Chorus: Multi-Teacher Pretraining for Holistic 3D Gaussian Scene Encoding
Yue Li, Qi Ma, Runyi Yang, Mengjiao Ma, Bin Ren, Nikola Popovic, Nicu Sebe, Theo Gevers, Luc Van Gool, Danda Pani Paudel, Martin R. Oswald
TL;DR
Chorus tackles the challenge of learning a general-purpose 3D scene encoder directly from 3D Gaussian splats by distilling signals from multiple 2D foundation models. It introduces a shared 3DGS encoder with per-teacher projections and a lift-then-align pipeline that fuses language-aligned, generalist, and object-aware cues into a cohesive 3D embedding. The approach achieves state-of-the-art results across open-vocabulary semantic and instance segmentation, probing, and data-efficient tasks on 3DGS benchmarks, and demonstrates strong transfer to point-cloud tasks with fewer training scenes. An additional render-and-distill adaptation enables lightweight out-of-domain fine-tuning without heavy 3D pseudo-labeling, and ablations validate the contribution of each teacher and augmentation.
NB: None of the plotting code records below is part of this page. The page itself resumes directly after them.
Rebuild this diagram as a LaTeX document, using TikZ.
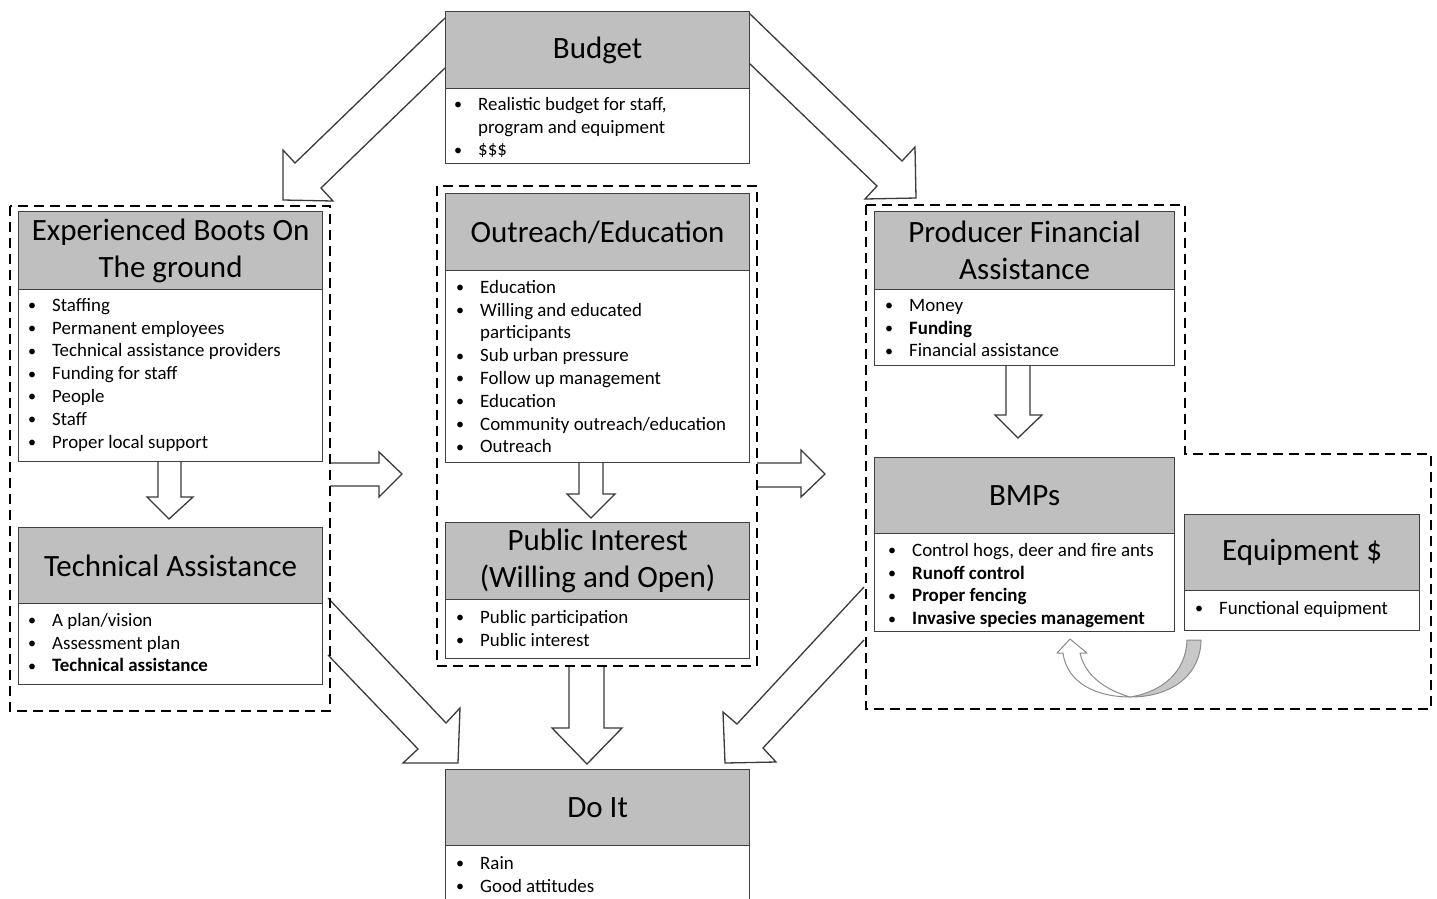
\documentclass[tikz,border=0pt]{standalone}
\usepackage{fontspec}
\setmainfont{Carlito}
\definecolor{hdrgray}{HTML}{BFBFBF}
\definecolor{boxline}{HTML}{404040}
\definecolor{arrline}{HTML}{3A3A3A}
\definecolor{curvegray}{HTML}{C8C8C8}
\definecolor{curveline}{HTML}{8C8C8C}
\newcommand{\bu}{\rule{0pt}{14pt}\makebox[24pt][l]{\raisebox{0.5pt}{\scalebox{0.85}{\textbullet}}}}
\newcommand{\ind}{\rule{0pt}{14pt}\hspace*{24pt}}
\tikzset{
  hdr/.style={draw=boxline, fill=hdrgray, line width=1.2pt, anchor=north west, inner sep=0pt, align=center, font=\fontsize{31}{37}\selectfont},
  bodybox/.style={draw=boxline, fill=white, line width=1.2pt, anchor=north west, inner sep=0pt},
  items/.style={anchor=north west, inner sep=0pt, align=left, font=\fontsize{18.9}{22.8}\selectfont},
  blockarrow/.style={draw=arrline, fill=white, line width=1.3pt, line join=miter},
  dashbox/.style={draw=black, line width=2.4pt, dash pattern=on 10pt off 6pt},
  curvearrow/.style={draw=curveline, line width=1pt, line join=round},
}
\begin{document}
\begin{tikzpicture}[x=1pt,y=-1pt]
\useasboundingbox (0,0) rectangle (1437,898);
\fill[white] (0,0) rectangle (1437,898);

% ---------- block arrows ----------
\draw[blockarrow] (445,18) -- (295,163) -- (283,150) -- (283,200) -- (333,201) -- (321,188) -- (445,68);
\draw[blockarrow] (749,13) -- (902,161) -- (915,147) -- (916,198) -- (865,199) -- (877,186) -- (749,63);
\draw[blockarrow] (328,598) -- (446,723) -- (460,708) -- (458,763) -- (403,763) -- (418,749) -- (328,655);
\draw[blockarrow] (864,587) -- (737,724) -- (723,712) -- (725,763) -- (776,762) -- (763,748) -- (864,640);
\draw[blockarrow] (330,463) -- (379,463) -- (379,452) -- (402,474) -- (379,497) -- (379,486) -- (330,486);
\draw[blockarrow] (757,463) -- (801,463) -- (801,450) -- (825,474) -- (801,497) -- (801,487) -- (757,487);
\draw[blockarrow] (158,461) -- (158,497) -- (147,497) -- (169,519) -- (193,497) -- (181,497) -- (181,461);
\draw[blockarrow] (579,462) -- (579,494) -- (567,494) -- (591,518) -- (615,494) -- (603,494) -- (603,462);
\draw[blockarrow] (1006,365) -- (1006,415) -- (995,415) -- (1018,438) -- (1042,415) -- (1030,415) -- (1030,365);
\draw[blockarrow] (569,666) -- (569,728) -- (552,728) -- (587,764) -- (622,728) -- (604,728) -- (604,666);

% ---------- dashed groups ----------
\draw[dashbox] (10,206) rectangle (330,711);
\draw[dashbox] (437,186) rectangle (757,666);
\draw[dashbox] (866,205) -- (1185,205) -- (1185,454) -- (1431,454) -- (1431,709) -- (866,709) -- cycle;

% ---------- Budget ----------
\node[hdr, minimum width=304pt, minimum height=77pt] (budgetH) at (445,11) {Budget};
\node[bodybox, minimum width=304pt, minimum height=75pt] (budgetB) at (445,88) {};
\node[items] (budgetT) at (454,96) {\bu Realistic budget for staff,\\ \ind program and equipment\\ \bu \$\$\$};

% ---------- Experienced Boots ----------
\node[hdr, minimum width=304pt, minimum height=78pt] (bootsH) at (18,211) {Experienced Boots On\\ The ground};
\node[bodybox, minimum width=304pt, minimum height=172pt] (bootsB) at (18,289) {};
\node[items] (bootsT) at (28,297) {\bu Staffing\\ \bu Permanent employees\\ \bu Technical assistance providers\\ \bu Funding for staff\\ \bu People\\ \bu Staff\\ \bu Proper local support};

% ---------- Technical Assistance ----------
\node[hdr, minimum width=304pt, minimum height=76pt] (techH) at (18,527) {Technical Assistance};
\node[bodybox, minimum width=304pt, minimum height=81pt] (techB) at (18,603) {};
\node[items] (techT) at (28,612) {\bu A plan/vision\\ \bu Assessment plan\\ \bu \textbf{Technical assistance}};

% ---------- Outreach/Education ----------
\node[hdr, minimum width=304pt, minimum height=77pt] (outH) at (445,193) {Outreach/Education};
\node[bodybox, minimum width=304pt, minimum height=192pt] (outB) at (445,270) {};
\node[items] (outT) at (456,279) {\bu Education\\ \bu Willing and educated\\ \ind participants\\ \bu Sub urban pressure\\ \bu Follow up management\\ \bu Education\\ \bu Community outreach/education\\ \bu Outreach};

% ---------- Public Interest ----------
\node[hdr, minimum width=304pt, minimum height=77pt] (pubH) at (445,522) {Public Interest\\ (Willing and Open)};
\node[bodybox, minimum width=304pt, minimum height=59pt] (pubB) at (445,599) {};
\node[items] (pubT) at (456,609) {\bu Public participation\\ \bu Public interest};

% ---------- Producer Financial Assistance ----------
\node[hdr, minimum width=300pt, minimum height=78pt] (prodH) at (874,211) {Producer Financial\\ Assistance};
\node[bodybox, minimum width=300pt, minimum height=76pt] (prodB) at (874,289) {};
\node[items] (prodT) at (885,297) {\bu Money\\ \bu \textbf{Funding}\\ \bu Financial assistance};

% ---------- BMPs ----------
\node[hdr, minimum width=300pt, minimum height=76pt] (bmpH) at (874,457) {BMPs};
\node[bodybox, minimum width=300pt, minimum height=98pt] (bmpB) at (874,533) {};
\node[items] (bmpT) at (888,542) {\bu Control hogs, deer and fire ants\\ \bu \textbf{Runoff control}\\ \bu \textbf{Proper fencing}\\ \bu \textbf{Invasive species management}};

% ---------- Equipment ----------
\node[hdr, minimum width=235pt, minimum height=76pt] (equipH) at (1184,514) {Equipment \$};
\node[bodybox, minimum width=235pt, minimum height=40pt] (equipB) at (1184,590) {};
\node[items] (equipT) at (1195,600) {\bu Functional equipment};

% ---------- Do It ----------
\node[hdr, minimum width=304pt, minimum height=76pt] (doH) at (445,769) {Do It};
\node[bodybox, minimum width=304pt, minimum height=70pt] (doB) at (445,845) {};
\node[items] (doT) at (456,855) {\bu Rain\\ \bu Good attitudes};

% ---------- curved arrow Equipment -> BMPs ----------
\draw[curvearrow, fill=white] (1063,653) .. controls (1067,684) and (1098,697) .. (1130,697)
   .. controls (1106,690) and (1085,676) .. (1080,653) -- (1087,653) -- (1070,639) -- (1057,653) -- cycle;
\draw[curvearrow, fill=curvegray] (1130,697) .. controls (1175,697) and (1201,672) .. (1201,640)
   -- (1187,640) .. controls (1186,672) and (1162,692) .. (1130,697) -- cycle;
\end{tikzpicture}
\end{document}
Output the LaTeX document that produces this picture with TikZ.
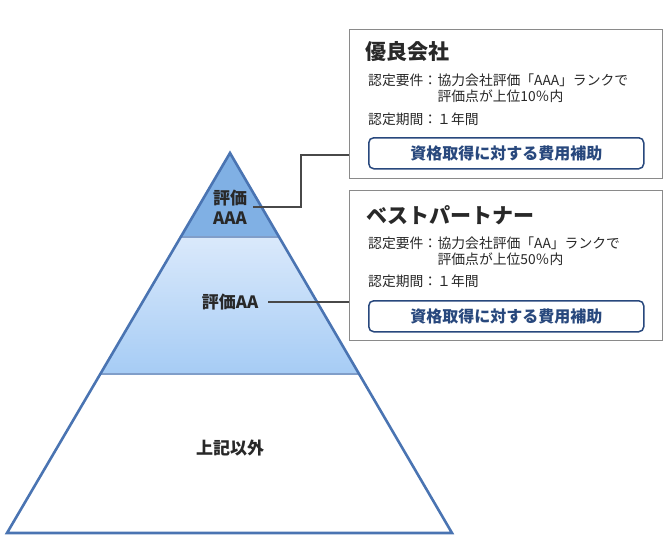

Overall, Chorus advances holistic 3D scene understanding by unifying rich semantic priors into a single, efficient 3DGS encoder.
Abstract
While 3DGS has emerged as a high-fidelity scene representation, encoding rich, general-purpose features directly from its primitives remains under-explored. We address this gap by introducing Chorus, a multi-teacher pretraining framework that learns a holistic feed-forward 3D Gaussian Splatting (3DGS) scene encoder by distilling complementary signals from 2D foundation models. Chorus employs a shared 3D encoder and teacher-specific projectors to learn from language-aligned, generalist, and object-aware teachers, encouraging a shared embedding space that captures signals from high-level semantics to fine-grained structure. We evaluate Chorus on a wide range of tasks: open-vocabulary semantic and instance segmentation, linear and decoder probing, as well as data-efficient supervision. Besides 3DGS, we also test Chorus on several benchmarks that only support point clouds by pretraining a variant using only Gaussians' centers, colors, estimated normals as inputs. Interestingly, this encoder shows strong transfer and outperforms the point clouds baseline while using 39.9 times fewer training scenes. Finally, we propose a render-and-distill adaptation that facilitates out-of-domain finetuning. Our code and model will be released upon publication.